WHAT IS NEEDED:
From the entries that follow, gather each line holding the word "seaborn".

ENTRIES SUPPLIED:
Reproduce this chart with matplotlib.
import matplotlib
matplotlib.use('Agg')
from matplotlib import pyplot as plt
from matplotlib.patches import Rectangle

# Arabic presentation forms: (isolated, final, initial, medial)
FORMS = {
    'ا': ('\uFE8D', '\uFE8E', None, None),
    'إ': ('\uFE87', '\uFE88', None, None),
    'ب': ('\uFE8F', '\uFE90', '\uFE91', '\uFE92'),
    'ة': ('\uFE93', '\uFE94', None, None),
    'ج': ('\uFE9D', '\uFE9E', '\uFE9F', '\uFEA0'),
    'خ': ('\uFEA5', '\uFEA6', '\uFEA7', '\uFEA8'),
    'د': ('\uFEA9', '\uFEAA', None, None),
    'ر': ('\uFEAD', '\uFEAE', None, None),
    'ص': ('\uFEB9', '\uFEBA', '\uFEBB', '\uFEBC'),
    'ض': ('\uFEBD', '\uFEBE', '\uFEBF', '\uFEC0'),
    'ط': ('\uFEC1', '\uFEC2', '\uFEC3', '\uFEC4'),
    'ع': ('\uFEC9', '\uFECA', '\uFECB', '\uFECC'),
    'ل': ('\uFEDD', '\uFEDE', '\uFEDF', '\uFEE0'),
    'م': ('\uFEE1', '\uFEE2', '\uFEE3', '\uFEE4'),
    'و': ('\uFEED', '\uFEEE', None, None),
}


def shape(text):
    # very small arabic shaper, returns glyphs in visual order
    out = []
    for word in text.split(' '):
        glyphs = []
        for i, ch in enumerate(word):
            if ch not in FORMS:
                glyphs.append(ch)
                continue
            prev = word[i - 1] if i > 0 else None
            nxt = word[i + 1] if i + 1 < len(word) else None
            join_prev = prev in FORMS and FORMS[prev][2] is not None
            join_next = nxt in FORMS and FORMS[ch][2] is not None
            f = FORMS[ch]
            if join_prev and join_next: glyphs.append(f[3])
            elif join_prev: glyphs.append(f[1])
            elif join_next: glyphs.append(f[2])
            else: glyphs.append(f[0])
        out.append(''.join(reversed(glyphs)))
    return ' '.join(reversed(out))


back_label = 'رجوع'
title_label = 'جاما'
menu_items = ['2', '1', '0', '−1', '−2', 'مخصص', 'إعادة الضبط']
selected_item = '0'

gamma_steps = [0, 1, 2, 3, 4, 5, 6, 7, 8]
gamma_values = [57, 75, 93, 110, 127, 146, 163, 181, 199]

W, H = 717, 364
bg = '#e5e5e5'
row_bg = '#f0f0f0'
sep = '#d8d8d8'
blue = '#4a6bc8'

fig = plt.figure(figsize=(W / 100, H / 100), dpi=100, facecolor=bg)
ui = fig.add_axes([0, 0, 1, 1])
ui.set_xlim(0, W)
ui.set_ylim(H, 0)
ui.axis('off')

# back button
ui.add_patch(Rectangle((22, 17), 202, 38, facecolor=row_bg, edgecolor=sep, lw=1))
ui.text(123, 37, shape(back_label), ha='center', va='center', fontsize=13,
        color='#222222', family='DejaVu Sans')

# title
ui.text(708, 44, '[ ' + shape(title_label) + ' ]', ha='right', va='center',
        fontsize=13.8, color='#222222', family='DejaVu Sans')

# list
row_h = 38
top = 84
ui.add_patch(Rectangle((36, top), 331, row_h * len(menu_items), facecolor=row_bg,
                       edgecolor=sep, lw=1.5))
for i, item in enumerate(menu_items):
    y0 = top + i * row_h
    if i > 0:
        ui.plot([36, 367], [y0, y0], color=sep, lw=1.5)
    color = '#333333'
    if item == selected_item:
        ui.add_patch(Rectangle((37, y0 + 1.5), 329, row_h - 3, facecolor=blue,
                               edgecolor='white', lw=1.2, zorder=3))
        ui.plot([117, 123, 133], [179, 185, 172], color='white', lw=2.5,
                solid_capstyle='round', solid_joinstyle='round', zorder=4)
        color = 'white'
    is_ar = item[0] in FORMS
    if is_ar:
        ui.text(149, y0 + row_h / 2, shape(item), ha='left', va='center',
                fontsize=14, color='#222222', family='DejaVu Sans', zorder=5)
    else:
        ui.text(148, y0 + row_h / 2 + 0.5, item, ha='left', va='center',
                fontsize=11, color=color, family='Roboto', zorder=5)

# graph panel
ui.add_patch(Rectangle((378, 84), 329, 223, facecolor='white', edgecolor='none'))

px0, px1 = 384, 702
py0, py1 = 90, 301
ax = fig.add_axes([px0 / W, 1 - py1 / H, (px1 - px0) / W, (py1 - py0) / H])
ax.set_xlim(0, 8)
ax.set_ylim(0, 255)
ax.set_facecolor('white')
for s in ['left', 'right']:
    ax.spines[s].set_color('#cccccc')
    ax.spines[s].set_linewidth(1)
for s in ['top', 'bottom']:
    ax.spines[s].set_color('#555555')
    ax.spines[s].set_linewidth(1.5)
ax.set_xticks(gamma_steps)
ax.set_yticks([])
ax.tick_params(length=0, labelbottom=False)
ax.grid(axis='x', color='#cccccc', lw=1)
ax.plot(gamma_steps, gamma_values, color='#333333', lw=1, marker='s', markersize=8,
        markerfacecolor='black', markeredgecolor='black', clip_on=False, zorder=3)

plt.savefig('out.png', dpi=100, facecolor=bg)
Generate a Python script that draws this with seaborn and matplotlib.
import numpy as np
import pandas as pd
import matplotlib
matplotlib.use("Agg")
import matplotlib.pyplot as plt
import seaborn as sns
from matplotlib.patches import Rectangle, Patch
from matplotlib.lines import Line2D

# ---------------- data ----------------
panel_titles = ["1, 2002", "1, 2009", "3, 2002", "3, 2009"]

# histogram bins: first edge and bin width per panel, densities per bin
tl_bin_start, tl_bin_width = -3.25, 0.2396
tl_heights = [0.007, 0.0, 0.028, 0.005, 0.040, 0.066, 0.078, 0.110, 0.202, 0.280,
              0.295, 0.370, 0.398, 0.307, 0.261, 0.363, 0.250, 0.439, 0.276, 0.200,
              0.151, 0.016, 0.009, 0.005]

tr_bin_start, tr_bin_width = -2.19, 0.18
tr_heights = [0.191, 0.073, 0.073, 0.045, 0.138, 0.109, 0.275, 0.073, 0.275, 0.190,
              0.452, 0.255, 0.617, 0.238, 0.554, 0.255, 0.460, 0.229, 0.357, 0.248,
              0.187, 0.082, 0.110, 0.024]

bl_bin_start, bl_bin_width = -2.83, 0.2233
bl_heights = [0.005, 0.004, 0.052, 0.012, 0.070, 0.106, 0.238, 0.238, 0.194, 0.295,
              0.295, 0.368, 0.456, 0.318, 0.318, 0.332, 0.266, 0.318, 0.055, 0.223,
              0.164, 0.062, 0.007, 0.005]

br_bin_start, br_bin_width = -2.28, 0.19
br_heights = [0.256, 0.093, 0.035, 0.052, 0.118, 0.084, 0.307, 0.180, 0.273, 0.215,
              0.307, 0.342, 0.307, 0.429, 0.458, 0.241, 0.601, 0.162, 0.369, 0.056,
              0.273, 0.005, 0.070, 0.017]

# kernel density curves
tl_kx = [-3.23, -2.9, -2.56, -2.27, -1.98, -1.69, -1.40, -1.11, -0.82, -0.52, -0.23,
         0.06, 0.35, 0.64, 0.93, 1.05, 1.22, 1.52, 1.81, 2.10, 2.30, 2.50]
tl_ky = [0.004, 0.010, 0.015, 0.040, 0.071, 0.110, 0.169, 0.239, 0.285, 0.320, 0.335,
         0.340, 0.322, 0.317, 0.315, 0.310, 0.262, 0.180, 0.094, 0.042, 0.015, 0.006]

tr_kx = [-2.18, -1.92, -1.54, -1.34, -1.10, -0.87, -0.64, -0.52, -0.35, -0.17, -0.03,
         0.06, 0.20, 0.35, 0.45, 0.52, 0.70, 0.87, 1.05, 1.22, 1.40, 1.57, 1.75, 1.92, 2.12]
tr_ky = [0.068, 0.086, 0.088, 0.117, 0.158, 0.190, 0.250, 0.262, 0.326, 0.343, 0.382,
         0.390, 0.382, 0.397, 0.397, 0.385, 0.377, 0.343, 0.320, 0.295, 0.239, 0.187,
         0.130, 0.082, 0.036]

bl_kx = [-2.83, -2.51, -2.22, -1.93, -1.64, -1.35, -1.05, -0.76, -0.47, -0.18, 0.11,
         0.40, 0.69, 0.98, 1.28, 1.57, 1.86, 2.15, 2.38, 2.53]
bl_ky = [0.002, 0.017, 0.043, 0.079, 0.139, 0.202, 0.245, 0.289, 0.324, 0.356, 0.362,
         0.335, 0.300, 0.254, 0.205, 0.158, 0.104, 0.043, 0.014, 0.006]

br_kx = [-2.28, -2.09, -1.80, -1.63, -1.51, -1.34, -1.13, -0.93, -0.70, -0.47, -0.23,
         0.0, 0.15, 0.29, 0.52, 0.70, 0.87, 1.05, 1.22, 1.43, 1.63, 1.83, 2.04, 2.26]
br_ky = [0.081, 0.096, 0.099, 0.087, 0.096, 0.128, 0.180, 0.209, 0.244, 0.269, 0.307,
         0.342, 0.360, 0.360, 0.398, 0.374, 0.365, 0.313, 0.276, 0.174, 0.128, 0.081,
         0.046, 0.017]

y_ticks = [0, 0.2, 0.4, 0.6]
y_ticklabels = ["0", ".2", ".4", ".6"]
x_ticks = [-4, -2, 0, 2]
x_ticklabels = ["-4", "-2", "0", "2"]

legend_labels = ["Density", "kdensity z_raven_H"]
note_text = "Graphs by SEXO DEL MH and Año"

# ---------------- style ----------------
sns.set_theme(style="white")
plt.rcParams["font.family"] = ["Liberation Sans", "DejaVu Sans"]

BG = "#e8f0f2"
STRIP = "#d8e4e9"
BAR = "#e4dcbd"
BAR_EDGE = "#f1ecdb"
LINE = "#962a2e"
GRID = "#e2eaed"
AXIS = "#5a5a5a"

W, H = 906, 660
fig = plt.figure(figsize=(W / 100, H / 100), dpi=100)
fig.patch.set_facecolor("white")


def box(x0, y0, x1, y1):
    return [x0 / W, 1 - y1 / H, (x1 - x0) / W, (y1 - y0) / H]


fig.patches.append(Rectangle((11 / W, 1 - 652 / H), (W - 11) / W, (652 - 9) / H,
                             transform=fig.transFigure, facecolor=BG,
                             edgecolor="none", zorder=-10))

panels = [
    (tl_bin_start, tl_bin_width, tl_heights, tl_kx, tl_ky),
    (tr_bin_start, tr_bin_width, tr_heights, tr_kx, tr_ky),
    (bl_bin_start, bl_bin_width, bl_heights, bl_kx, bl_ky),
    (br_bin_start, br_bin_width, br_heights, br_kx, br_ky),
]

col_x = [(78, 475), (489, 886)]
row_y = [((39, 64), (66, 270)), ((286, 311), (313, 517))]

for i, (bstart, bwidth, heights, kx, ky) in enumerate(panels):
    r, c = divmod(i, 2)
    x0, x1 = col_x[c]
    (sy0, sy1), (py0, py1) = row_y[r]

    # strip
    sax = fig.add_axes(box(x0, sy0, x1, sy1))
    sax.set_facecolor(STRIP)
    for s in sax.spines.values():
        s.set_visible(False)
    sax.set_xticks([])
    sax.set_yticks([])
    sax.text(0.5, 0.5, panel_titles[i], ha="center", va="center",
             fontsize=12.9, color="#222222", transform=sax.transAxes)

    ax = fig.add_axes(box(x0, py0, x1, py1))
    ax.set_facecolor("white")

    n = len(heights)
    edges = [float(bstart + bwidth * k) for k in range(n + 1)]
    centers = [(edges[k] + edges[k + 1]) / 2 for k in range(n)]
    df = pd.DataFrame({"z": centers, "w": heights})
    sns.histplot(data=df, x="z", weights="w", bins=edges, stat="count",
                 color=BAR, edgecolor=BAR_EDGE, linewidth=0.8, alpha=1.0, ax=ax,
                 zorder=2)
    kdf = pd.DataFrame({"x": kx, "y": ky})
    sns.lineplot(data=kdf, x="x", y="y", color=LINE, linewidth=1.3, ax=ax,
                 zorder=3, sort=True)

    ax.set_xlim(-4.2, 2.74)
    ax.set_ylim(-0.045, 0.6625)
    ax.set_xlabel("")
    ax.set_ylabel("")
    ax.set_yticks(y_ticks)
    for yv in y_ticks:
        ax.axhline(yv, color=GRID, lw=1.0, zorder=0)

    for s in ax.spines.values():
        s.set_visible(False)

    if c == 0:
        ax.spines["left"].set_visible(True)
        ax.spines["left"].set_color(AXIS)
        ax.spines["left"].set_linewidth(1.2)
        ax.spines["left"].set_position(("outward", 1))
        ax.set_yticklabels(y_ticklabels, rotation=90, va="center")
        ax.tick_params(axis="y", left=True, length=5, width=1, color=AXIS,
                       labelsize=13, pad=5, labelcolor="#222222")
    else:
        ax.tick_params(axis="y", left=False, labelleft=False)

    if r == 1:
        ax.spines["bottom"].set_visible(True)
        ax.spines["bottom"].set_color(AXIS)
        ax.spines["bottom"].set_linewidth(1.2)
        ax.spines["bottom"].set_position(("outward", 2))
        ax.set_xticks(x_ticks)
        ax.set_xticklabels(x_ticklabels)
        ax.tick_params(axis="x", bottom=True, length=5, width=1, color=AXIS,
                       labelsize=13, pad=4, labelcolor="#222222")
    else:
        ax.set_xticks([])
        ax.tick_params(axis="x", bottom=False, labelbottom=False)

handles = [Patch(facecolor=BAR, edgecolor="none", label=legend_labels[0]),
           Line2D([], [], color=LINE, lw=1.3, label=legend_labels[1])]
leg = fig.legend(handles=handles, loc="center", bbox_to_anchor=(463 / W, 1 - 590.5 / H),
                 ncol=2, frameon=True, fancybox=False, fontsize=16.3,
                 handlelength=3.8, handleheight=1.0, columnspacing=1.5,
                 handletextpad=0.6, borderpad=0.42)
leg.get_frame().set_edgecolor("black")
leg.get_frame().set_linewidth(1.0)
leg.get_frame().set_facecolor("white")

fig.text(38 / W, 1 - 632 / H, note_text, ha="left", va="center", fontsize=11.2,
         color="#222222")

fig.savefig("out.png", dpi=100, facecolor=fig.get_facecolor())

TASK SOLUTION:
Generate a Python script that draws this with seaborn and matplotlib.
import seaborn as sns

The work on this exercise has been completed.